A FLIP e Paraty precisam se reinventar












Terminou ontem a décima edição da FLIP. O consenso, entre as pessoas com quem falei, foi que 2012 não será lembrado como um dos anos mais marcantes do evento.
Entre os nomes mais aguardados, o francês J.M. G Le Clézio, deu o cano. Outro, o norte-americano Jonathan Franzen, botou o público para dormir em um dos debates mais chatos que já vi.
Ian McEwan, Javier Cercas e Ruy Castro fizeram debates interessantes e divertidos. Mas foi pouco.
A parceria entre a FLIP e Paraty é boa para todo mundo. A FLIP movimenta a economia local como nenhum outro evento, lotando pousadas e restaurantes e empregando muitos moradores. Já a FLIP se beneficia do charme e beleza da cidade, qualidades que atraem os turistas.
Agora que a festa completa dez anos, está na hora dela – e de Paraty – se reinventarem, sob pena de entrar num piloto automático entediante.

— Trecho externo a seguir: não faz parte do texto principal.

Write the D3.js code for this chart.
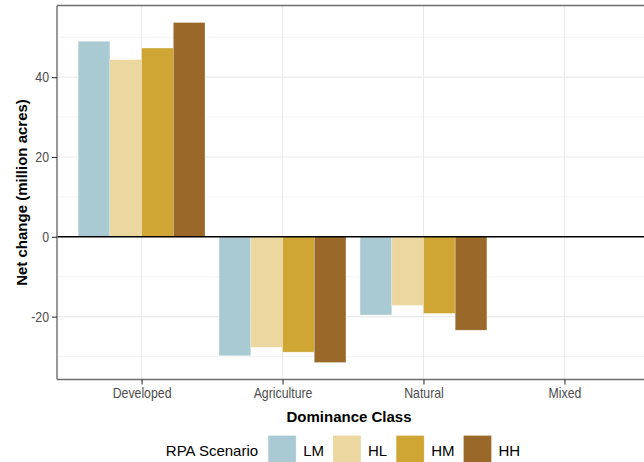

Acho que a maior qualidade da FLIP é ser um evento democrático. Já escrevi isso aqui: mesmo quem não tem ingresso para os debates consegue acompanhá-los, seja do telão ou do lado de fora da tenda do telão, onde dá para ver tudo numa boa.
A Flipinha também funciona bem. É muito bonito ver crianças das escolas da região tendo contatos com livros e autores, tudo de graça e num clima descontraído.
Por outro lado, a infra-estrutura precária de Paraty prejudica o evento.
Durante cinco dias, os 20 mil turistas que chegam à cidade precisam conviver com problemas que os moradores conhecem muito bem: saneamento básico inexistente, falta de água e luz, serviços de telefonia e internet de quinta categoria e dificuldades para estacionar.
Para uma cidade que vive do turismo, a precariedade do apoio ao turista é chocante: não há sinalização ou informações nas ruas. O centro de informações turísticas fica, inexplicavelmente, a 2 km do centro histórico. Grande parte dos restaurantes não aceita cartão de crédito e tem atendimento de tartaruga. As pousadas cobram tarifas exorbitantes e têm atendentes despreparados, que não sabem dar informações ou falar inglês.
Achar um lugar para comer sem uma fila de espera de pelo menos uma hora era tarefa das mais difíceis.
Conheço várias pessoas que deixaram de vir à FLIP porque não tinham mais condições de pagar as tarifas surreais pedidas pelas pousadas.
Se a cidade tivesse mais eventos bons como a FLIP, o Bourbon Fest (festival de blues e jazz) ou o Paraty em Foco (encontro de fotografia), talvez as pousadas lucrassem mais ao longo do ano e não precisassem extorquir os turistas desta maneira.
Paraty precisa urgentemente mudar de foco e perceber que seu forte é o turismo cultural, não o turismo de massa. É uma cidade pequena demais, charmosa demais e importante demais para sediar barbaridades como a Festa da Cachaça ou os shows de popstars (Michel Teló, Luan Santana) que têm rolado nos últimos anos.
A FLIP também precisa se reinventar.
Os debates com autores só funcionam quando estes conseguem falar bem sobre suas próprias obras, o que não é sempre o caso.
O ofício de escrever é solitário, e não é todo escritor que consegue transmitir, falando, as mesmas coisas que consegue pôr no papel.
Também acho inadmissível como um evento literário em 2012 pode ignorar temas tão em voga quanto o livro eletrônico e a autopublicação.
Sei que a FLIP depende das editoras e serve para editoras lançarem seus livros. Mas há uma massa de autores sem editoras por aí, e um debate sobre como publicar seu livro de forma independente teria um apelo enorme.
Tomara que a FLIP e a cidade de Paraty reflitam bastante sobre os acertos e os erros desses dez anos, para que os próximos dez sejam ainda melhores. Ficamos na torcida.